▶ Task objective
Take every line from the first down to the line with "var width = 1033, height = 628;" and set it down exactly, without the pictures.

====

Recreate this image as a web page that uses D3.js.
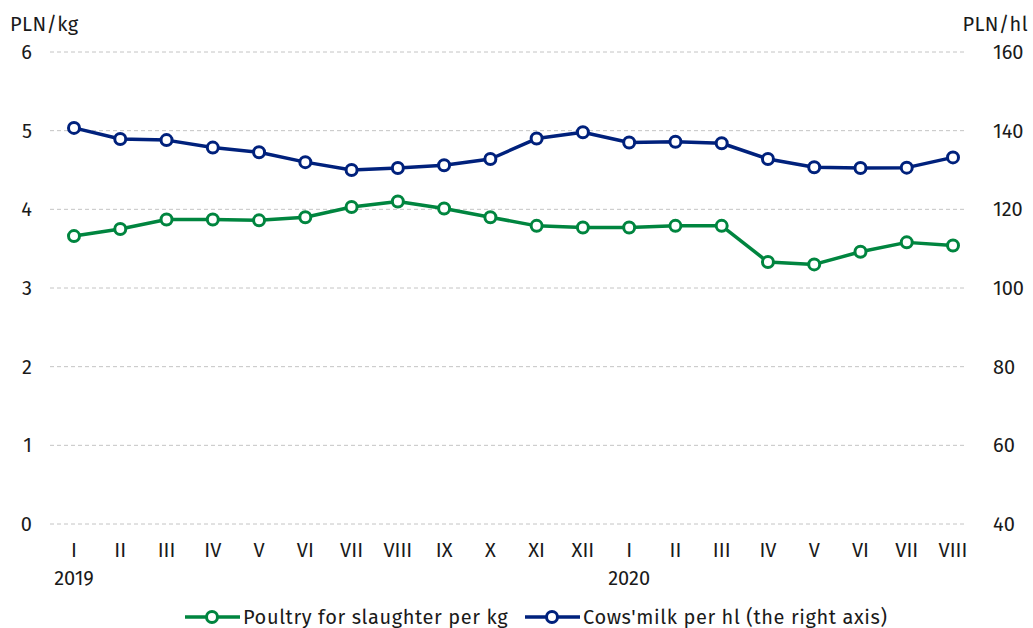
<!DOCTYPE html>
<html>
<head>
<meta charset="utf-8">
<script src="https://cdn.jsdelivr.net/npm/d3@7"></script>
<style>
  body { margin: 0; background: #fff; }
  text { font-family: "Fira Sans", Roboto, "Noto Sans", sans-serif; fill: #1a1a1a; font-size: 20px; }
</style>
</head>
<body>
<script>
(function(){

//chart data
var months = ["I","II","III","IV","V","VI","VII","VIII","IX","X","XI","XII",
              "I","II","III","IV","V","VI","VII","VIII"];
var years = [{idx: 0, label: "2019"}, {idx: 12, label: "2020"}];
var poultry = [3.66, 3.75, 3.87, 3.87, 3.86, 3.90, 4.03, 4.10, 4.01, 3.90,
               3.79, 3.77, 3.77, 3.79, 3.79, 3.33, 3.30, 3.46, 3.58, 3.54];
var milk = [140.7, 137.9, 137.6, 135.7, 134.5, 132.0, 130.0, 130.5, 131.2, 132.8,
            138.0, 139.6, 137.0, 137.2, 136.8, 132.8, 130.7, 130.5, 130.6, 133.2];
var leftTicks = [0, 1, 2, 3, 4, 5, 6];
var rightTicks = [40, 60, 80, 100, 120, 140, 160];
var seriesNames = ["Poultry for slaughter per kg", "Cows'milk per hl (the right axis)"];

var green = "#00853f", blue = "#00217c";

var width = 1033, height = 628;

var svg = d3.select("body").append("svg")
    .attr("width", width)
    .attr("height", height);

//scales
var x = d3.scalePoint()
    .domain(d3.range(months.length))
    .range([74, 953]);
var yL = d3.scaleLinear().domain([0, 6]).range([524, 52]);
var yR = d3.scaleLinear().domain([40, 160]).range([524, 52]);

//gridlines
svg.selectAll(".grid")
    .data(leftTicks)
    .enter()
    .append("line")
    .attr("x1", 50)
    .attr("x2", 967)
    .attr("y1", function(d){ return yL(d); })
    .attr("y2", function(d){ return yL(d); })
    .attr("stroke", "#c4c4c4")
    .attr("stroke-width", 1)
    .attr("stroke-dasharray", "4,3");

//left axis labels
svg.selectAll(".lt")
    .data(leftTicks)
    .enter()
    .append("text")
    .attr("x", 32)
    .attr("y", function(d){ return yL(d); })
    .attr("dy", "0.35em")
    .attr("text-anchor", "end")
    .text(function(d){ return d; });

//right axis labels
svg.selectAll(".rt")
    .data(rightTicks)
    .enter()
    .append("text")
    .attr("x", 993)
    .attr("y", function(d){ return yR(d); })
    .attr("dy", "0.35em")
    .attr("text-anchor", "start")
    .text(function(d){ return d; });

//units
svg.append("text").attr("x", 10).attr("y", 31)
    .style("letter-spacing", "0.4px").text("PLN/kg");
svg.append("text").attr("x", 1028).attr("y", 31)
    .attr("text-anchor", "end")
    .style("letter-spacing", "0.4px").text("PLN/hl");

//month labels
svg.selectAll(".mt")
    .data(months)
    .enter()
    .append("text")
    .attr("x", function(d, i){ return x(i); })
    .attr("y", 557)
    .attr("text-anchor", "middle")
    .text(function(d){ return d; });

svg.selectAll(".yr")
    .data(years)
    .enter()
    .append("text")
    .attr("x", function(d){ return x(d.idx); })
    .attr("y", 585)
    .attr("text-anchor", "middle")
    .text(function(d){ return d.label; });

//draw a series
function drawSeries(values, yScale, color){
  var line = d3.line()
      .x(function(d, i){ return x(i); })
      .y(function(d){ return yScale(d); });

  svg.append("path")
      .datum(values)
      .attr("d", line)
      .attr("fill", "none")
      .attr("stroke", color)
      .attr("stroke-width", 3.5)
      .attr("stroke-linejoin", "round");

  svg.selectAll(null)
      .data(values)
      .enter()
      .append("circle")
      .attr("cx", function(d, i){ return x(i); })
      .attr("cy", function(d){ return yScale(d); })
      .attr("r", 5.5)
      .attr("fill", "#fff")
      .attr("stroke", color)
      .attr("stroke-width", 3);
}

drawSeries(poultry, yL, green);
drawSeries(milk, yR, blue);

//legend
var legend = [
  {name: seriesNames[0], color: green, x: 185},
  {name: seriesNames[1], color: blue, x: 525}
];
var lg = svg.selectAll(".legend")
    .data(legend)
    .enter()
    .append("g")
    .attr("transform", function(d){ return "translate(" + d.x + ",617)"; });

lg.append("line")
    .attr("x1", 0).attr("x2", 55)
    .attr("stroke", function(d){ return d.color; })
    .attr("stroke-width", 3.5);
lg.append("circle")
    .attr("cx", 27).attr("r", 5.5)
    .attr("fill", "#fff")
    .attr("stroke", function(d){ return d.color; })
    .attr("stroke-width", 3);
lg.append("text")
    .attr("x", 58)
    .attr("dy", "0.35em")
    .style("letter-spacing", "0.6px")
    .text(function(d){ return d.name; });

})();
</script>
</body>
</html>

====

▶ Reply to the exercise
Recreate this image as a web page that uses D3.js.
<!DOCTYPE html>
<html>
<head>
<meta charset="utf-8">
<script src="https://cdn.jsdelivr.net/npm/d3@7"></script>
<style>
  body { margin: 0; background: #fff; }
  text { font-family: "Fira Sans", Roboto, "Noto Sans", sans-serif; fill: #1a1a1a; font-size: 20px; }
</style>
</head>
<body>
<script>
(function(){

//chart data
var months = ["I","II","III","IV","V","VI","VII","VIII","IX","X","XI","XII",
              "I","II","III","IV","V","VI","VII","VIII"];
var years = [{idx: 0, label: "2019"}, {idx: 12, label: "2020"}];
var poultry = [3.66, 3.75, 3.87, 3.87, 3.86, 3.90, 4.03, 4.10, 4.01, 3.90,
               3.79, 3.77, 3.77, 3.79, 3.79, 3.33, 3.30, 3.46, 3.58, 3.54];
var milk = [140.7, 137.9, 137.6, 135.7, 134.5, 132.0, 130.0, 130.5, 131.2, 132.8,
            138.0, 139.6, 137.0, 137.2, 136.8, 132.8, 130.7, 130.5, 130.6, 133.2];
var leftTicks = [0, 1, 2, 3, 4, 5, 6];
var rightTicks = [40, 60, 80, 100, 120, 140, 160];
var seriesNames = ["Poultry for slaughter per kg", "Cows'milk per hl (the right axis)"];

var green = "#00853f", blue = "#00217c";

var width = 1033, height = 628;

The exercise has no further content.